Cases




Shooting at Southern University

Shooting at Southern University


Victims: Denver Smith and Leonard “Douglas” Brown

Background

In the fall of 1972 at Southern University in Baton Rouge, students began protesting for better school conditions.

The students formed a group called “Students United,” and created a list of demands including better housing, food and medical services, treatment of pests in dorms, proper equipment for departments and more emphasis on the Black experience in the curriculum.

Students noted that LSU’s main campus in Baton Rouge spent $2,325 per student, while Southern spent only $1,327 per student, and that their school was losing faculty to better pay elsewhere.

The students also demanded the resignation of the university president G. Leon Netterville and thought a council system with student representation could bring about further changes in the school.

November 16

Weeks of class boycotts and protests lead the university to call in law enforcement several times and eventually police issued arrest warrants for four of the Students United leaders on November 16, 1972.

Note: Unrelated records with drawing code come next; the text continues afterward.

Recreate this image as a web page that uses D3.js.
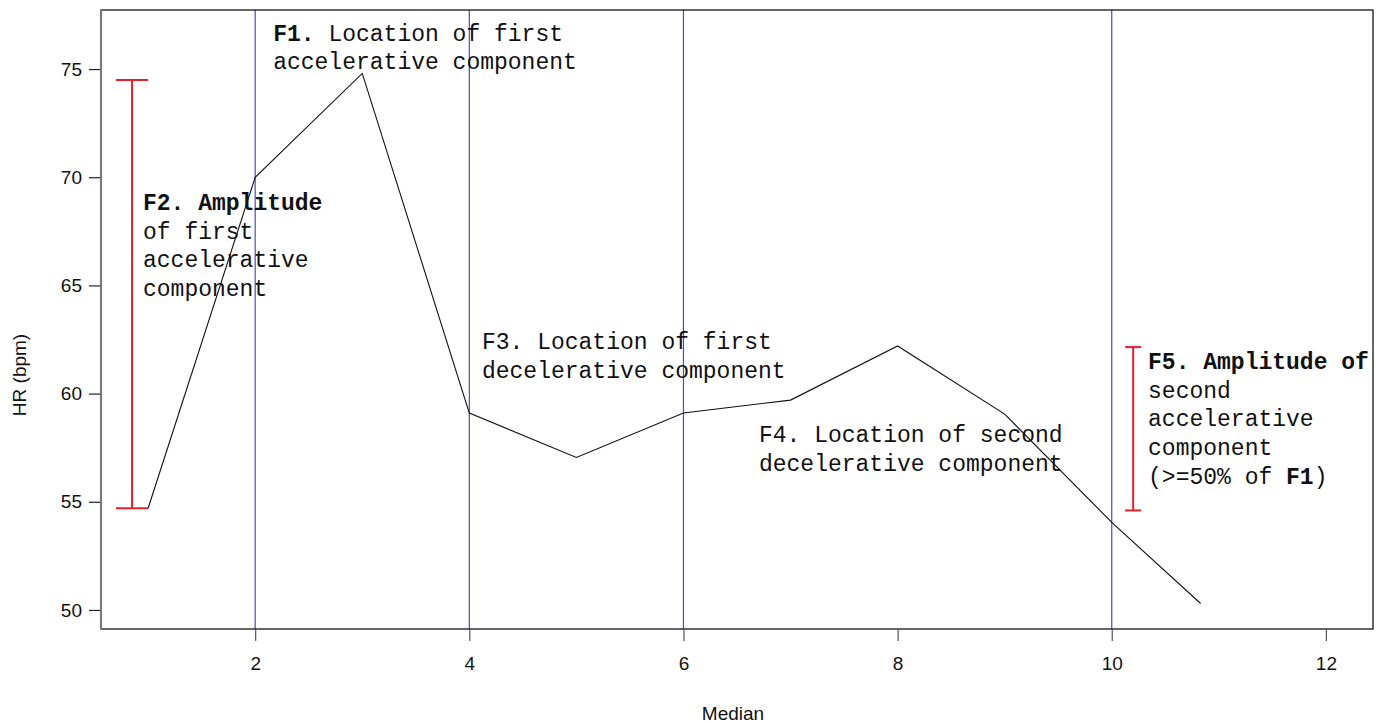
<!DOCTYPE html>
<html>
<head>
<meta charset="utf-8">
<script src="https://cdn.jsdelivr.net/npm/d3@7"></script>
<style>
  html, body { margin: 0; padding: 0; background: #fff; }
  svg { display: block; }
</style>
</head>
<body>
<svg id="chart" width="1383" height="723"></svg>
<script>
// Median heart-rate response profile
const medianX  = [1, 2, 3, 4, 5, 6, 7, 8, 9, 10, 10.83];
const hrValues = [54.7, 70.0, 74.8, 59.1, 57.05, 59.1, 59.7, 62.2, 59.05, 54.05, 50.3];

// axis ticks
const xTicks = [2, 4, 6, 8, 10, 12];
const yTicks = [50, 55, 60, 65, 70, 75];

// feature locations (vertical reference lines)
const featureLocations = [2, 4, 6, 10];

// amplitude brackets: [x, low, high]
const f2Bracket = [0.85, 54.7, 74.5];
const f5Bracket = [10.2, 54.6, 62.15];

// annotation texts, each line as runs of [text, bold]
const f1Lines = [[["F1.", true], [" Location of first", false]], [["accelerative component", false]]];
const f2Lines = [[["F2. Amplitude", true]], [["of first", false]], [["accelerative", false]], [["component", false]]];
const f3Lines = [[["F3. Location of first", false]], [["decelerative component", false]]];
const f4Lines = [[["F4. Location of second", false]], [["decelerative component", false]]];
const f5Lines = [[["F5. Amplitude of", true]], [["second", false]], [["accelerative", false]], [["component", false]], [["(>=50% of ", false], ["F1", true], [")", false]]];
// annotation anchors in data units: [x, y of first baseline]
const f1Anchor = [2.168, 76.32];
const f2Anchor = [0.952, 68.49];
const f3Anchor = [4.118, 62.06];
const f4Anchor = [6.705, 57.76];
const f5Anchor = [10.339, 61.14];

const svg = d3.select("#chart");
const margin = { left: 101, right: 10, top: 10, bottom: 94 };
const W = 1383, H = 723;
const x0 = margin.left, x1 = W - margin.right, y0 = margin.top, y1 = H - margin.bottom;

// R-style 4% padding around xlim = [1, 12]
const xlim = [1, 12], xpad = (xlim[1] - xlim[0]) * 0.04;
const x = d3.scaleLinear().domain([xlim[0] - xpad, xlim[1] + xpad]).range([x0, x1]);
const y = d3.scaleLinear().domain([49.12, 77.73]).range([y1, y0]);

svg.append("rect").attr("width", W).attr("height", H).attr("fill", "#fff");

// vertical feature lines
svg.append("g").selectAll("line").data(featureLocations).join("line")
  .attr("x1", d => x(d)).attr("x2", d => x(d))
  .attr("y1", y0).attr("y2", y1)
  .attr("stroke", "#4b4bc6").attr("stroke-width", 1.2);

// HR curve
const line = d3.line().x((d, i) => x(medianX[i])).y(d => y(d));
svg.append("path").datum(hrValues)
  .attr("d", line).attr("fill", "none")
  .attr("stroke", "#111").attr("stroke-width", 1.1);

// amplitude brackets
function bracket(b, capHalf) {
  const g = svg.append("g").attr("stroke", "#e8202a").attr("stroke-width", 2).attr("fill", "none");
  g.append("line").attr("x1", x(b[0])).attr("x2", x(b[0])).attr("y1", y(b[1])).attr("y2", y(b[2]));
  [b[1], b[2]].forEach(v => {
    g.append("line").attr("x1", x(b[0] - capHalf)).attr("x2", x(b[0] + capHalf))
      .attr("y1", y(v)).attr("y2", y(v));
  });
}
bracket(f2Bracket, 0.15);
bracket(f5Bracket, 0.075);

// annotations
function annotate(lines, anchor) {
  const t = svg.append("text")
    .attr("font-family", "'Liberation Mono', 'Courier New', monospace")
    .attr("font-size", 23).attr("fill", "#111");
  lines.forEach((runs, li) => {
    runs.forEach((r, ri) => {
      const ts = t.append("tspan").text(r[0]).attr("font-weight", r[1] ? "bold" : "normal")
        .style("white-space", "pre");
      if (ri === 0) ts.attr("x", x(anchor[0])).attr("y", y(anchor[1]) + li * 28.7);
    });
  });
  t.attr("xml:space", "preserve");
}
annotate(f1Lines, f1Anchor);
annotate(f2Lines, f2Anchor);
annotate(f3Lines, f3Anchor);
annotate(f4Lines, f4Anchor);
annotate(f5Lines, f5Anchor);

// plot box
svg.append("rect").attr("x", x0).attr("y", y0).attr("width", x1 - x0).attr("height", y1 - y0)
  .attr("fill", "none").attr("stroke", "#000").attr("stroke-width", 1.2);

// x axis
const xAxis = svg.append("g").attr("transform", `translate(0,${y1})`)
  .call(d3.axisBottom(x).tickValues(xTicks).tickSize(12).tickPadding(16).tickFormat(d3.format("d")));
xAxis.select(".domain").remove();
xAxis.selectAll(".tick line").attr("stroke", "#555").attr("stroke-width", 1.2);
xAxis.selectAll("text").attr("font-family", "'Liberation Sans', Arial, sans-serif")
  .attr("font-size", 19).attr("fill", "#111");

// y axis
const yAxis = svg.append("g").attr("transform", `translate(${x0},0)`)
  .call(d3.axisLeft(y).tickValues(yTicks).tickSize(12).tickPadding(7).tickFormat(d3.format("d")));
yAxis.select(".domain").remove();
yAxis.selectAll(".tick line").attr("stroke", "#222").attr("stroke-width", 1.2);
yAxis.selectAll("text").attr("font-family", "'Liberation Sans', Arial, sans-serif")
  .attr("font-size", 19).attr("fill", "#111");
svg.append("line").attr("x1", x0).attr("x2", x0).attr("y1", y0).attr("y2", y1)
  .attr("stroke", "#7a7a7a").attr("stroke-width", 2.2);

// axis titles
svg.append("text").attr("x", (x0 + x1) / 2 - 4).attr("y", 720)
  .attr("text-anchor", "middle").attr("font-family", "'Liberation Sans', Arial, sans-serif")
  .attr("font-size", 19).attr("fill", "#111").text("Median");
svg.append("text").attr("transform", `translate(26,375) rotate(-90)`)
  .attr("text-anchor", "middle").attr("font-family", "'Liberation Sans', Arial, sans-serif")
  .attr("font-size", 19).attr("fill", "#111").text("HR (bpm)");
</script>
</body>
</html>
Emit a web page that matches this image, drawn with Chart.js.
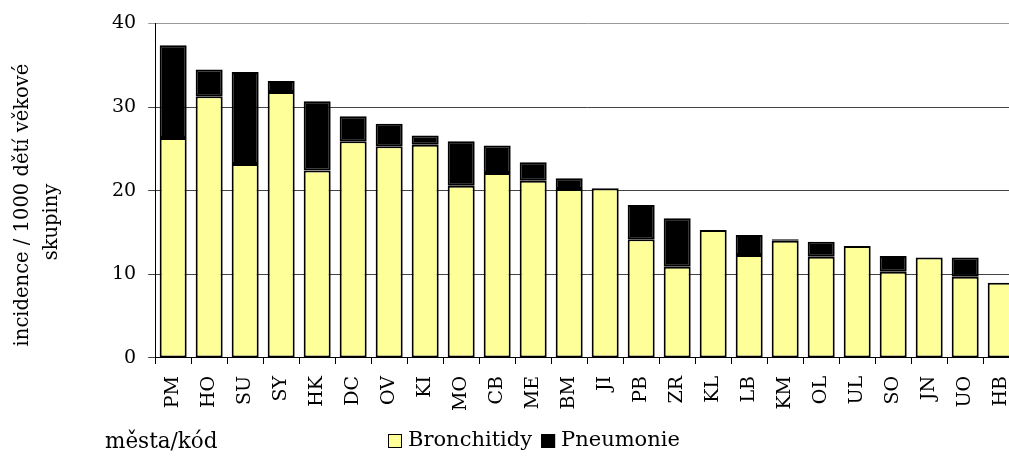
<!DOCTYPE html>
<html lang="cs">
<head>
<meta charset="utf-8">
<title>Incidence bronchitid a pneumonií</title>
<script src="https://cdn.jsdelivr.net/npm/chart.js@4.4.1/dist/chart.umd.min.js"></script>
<style>
  html, body { margin: 0; padding: 0; background: #fff; overflow: hidden; }
  #wrap { position: relative; width: 1036px; height: 456px; }
</style>
</head>
<body>
<div id="wrap"><canvas id="chart"></canvas></div>
<script>
// Města (kódy), seřazená podle celkové incidence
const cities = ['PM','HO','SU','SY','HK','DC','OV','KI','MO','CB','ME','BM','JI','PB','ZR','KL','LB','KM','OL','UL','SO','JN','UO','HB'];
// Incidence na 1000 dětí věkové skupiny
const bronchitidy = [26.3,31.3,23.2,31.8,22.4,25.9,25.3,25.5,20.6,22.1,21.2,20.2,20.3,14.2,10.9,15.3,12.3,14.0,12.1,13.4,10.3,12.0,9.7,9.0];
const pneumonie   = [11.1,3.2,11.0,1.3,8.3,3.0,2.7,1.1,5.3,3.3,2.2,1.3,0,4.1,5.8,0,2.4,0.2,1.8,0,1.9,0,2.3,0];
const yTicks = [0, 10, 20, 30, 40];
const yTitle = ['incidence / 1000 dětí věkové', 'skupiny'];
const xTitle = 'města/kód';

const FONT = 'DejaVu Serif';

// Svislý popisek osy y, popisek osy x a legenda pod grafem
const extraTexts = {
  id: 'extraTexts',
  afterDraw(chart) {
    const ctx = chart.ctx;
    ctx.save();
    ctx.fillStyle = '#000';

    // popisek osy y (dva řádky, otočené o 90°)
    ctx.font = '19.5px "' + FONT + '"';
    ctx.textAlign = 'center';
    ctx.textBaseline = 'alphabetic';
    const lines = [[28, 205], [57, 222]];
    yTitle.forEach((t, i) => {
      ctx.save();
      ctx.translate(lines[i][0], lines[i][1]);
      ctx.rotate(-Math.PI / 2);
      ctx.fillText(t, 0, 0);
      ctx.restore();
    });

    // popisek osy x
    ctx.font = '21.5px "' + FONT + '"';
    ctx.textBaseline = 'middle';
    ctx.textAlign = 'left';
    ctx.fillText(xTitle, 105, 442);

    // legenda
    let x = 388;
    const y = 441;
    ctx.font = '21px "' + FONT + '"';
    chart.data.datasets.forEach((ds) => {
      ctx.fillStyle = ds.backgroundColor;
      ctx.fillRect(x, y - 7, 14, 14);
      ctx.strokeStyle = '#000';
      ctx.lineWidth = 1;
      ctx.strokeRect(x + 0.5, y - 6.5, 13, 13);
      ctx.fillStyle = '#000';
      ctx.fillText(ds.label, x + 20, y);
      x += 20 + ctx.measureText(ds.label).width + 9;
    });
    ctx.restore();
  }
};

new Chart(document.getElementById('chart'), {
  type: 'bar',
  data: {
    labels: cities,
    datasets: [
      {
        label: 'Bronchitidy',
        data: bronchitidy,
        backgroundColor: '#FFFF99',
        borderColor: '#000',
        borderWidth: 2,
        borderSkipped: false
      },
      {
        label: 'Pneumonie',
        data: pneumonie,
        backgroundColor: '#000000',
        borderColor: '#000',
        borderWidth: 2,
        borderSkipped: false
      }
    ]
  },
  options: {
    responsive: true,
    maintainAspectRatio: false,
    animation: false,
    layout: { padding: { top: 17, right: 0, bottom: 33, left: 100 } },
    datasets: { bar: { categoryPercentage: 1.0, barPercentage: 0.75 } },
    plugins: {
      legend: { display: false },
      tooltip: { enabled: false }
    },
    scales: {
      x: {
        stacked: true,
        grid: {
          offset: true,
          drawOnChartArea: false,
          drawTicks: true,
          tickLength: 6,
          color: '#000'
        },
        border: { display: true, color: '#000', width: 1 },
        ticks: {
          color: '#000',
          font: { family: FONT, size: 19 },
          minRotation: 90,
          maxRotation: 90,
          autoSkip: false,
          padding: 12
        }
      },
      y: {
        stacked: true,
        min: 0,
        max: 40,
        afterBuildTicks(scale) { scale.ticks = yTicks.map(v => ({ value: v })); },
        grid: {
          color: ctx => (ctx.tick && ctx.tick.value === 40 ? '#999' : '#444'),
          lineWidth: 1,
          tickLength: 7,
          drawTicks: true
        },
        border: { display: true, color: '#000', width: 1 },
        ticks: {
          color: '#000',
          font: { family: FONT, size: 19 },
          padding: 12
        }
      }
    }
  },
  plugins: [extraTexts]
});
</script>
</body>
</html>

Upon learning about the arrests, hundreds of students quickly began gathering in and around the Administration Building on campus to urge President Netterville to release the students from jail.

Instead of negotiating with the students as other universities had done in similar circumstances, the administration again called in law enforcement to disperse the protestors.

Chaos ensued when a state police officer mistook a commander’s comment for an order and threw a tear gas canister toward the students.

Amidst the gas, an unidentified sheriff’s deputy fired a single buckshot that hit two students. Leonard “Douglas” Brown died instantly. Denver Smith died 30 minutes later at the hospital.

When the gas cleared, Netterville and Governor Edwin Edwards were notified and shut down the school for the rest of the semester.

Aftermath

In the following days and weeks, multiple organizations including the FBI, the state attorney general, and a group of prominent Black leaders each launched an investigation into the shooting.

The FBI narrowed the suspect list of law enforcement at Southern that day down to nine East Baton Rouge sheriff’s deputies that were standing in front of a palm tree near the Administration Building, only 40 to 50 feet away from the students when they were shot.

The agents then turned to polygraph tests to rule out the remaining suspects, until there were three left

A state grand jury convened in March 1973 and met almost daily for four months to consider the Southern shooting and other cases, however, the panel wrapped up in July 1973 without identifying the shooter.

In 1974, a federal grand jury convened in Baton Rouge, but no indictments were forthcoming.

50 years later, the LSU Cold Case project reviewed over 2,700 FBI files and interviewed dozens of witnesses to retell the story of what happened that day. The students uncovered new information about the FBI investigation into the shooting and the suspects. As a result of the reporting, the names of the deputy suspects were revealed and some of the deputies on the scene that day, including two suspects, were interviewed.

Following the LSU Cold Case series on the shootings, which ran in publications statewide and on media sites, Louisiana Gov. John Bel Edwards apologized on behalf of the state to the victims’ families and the protestors. The governor told the student reporters that he read the stories in the series and learned for the first time the details of the tragedy.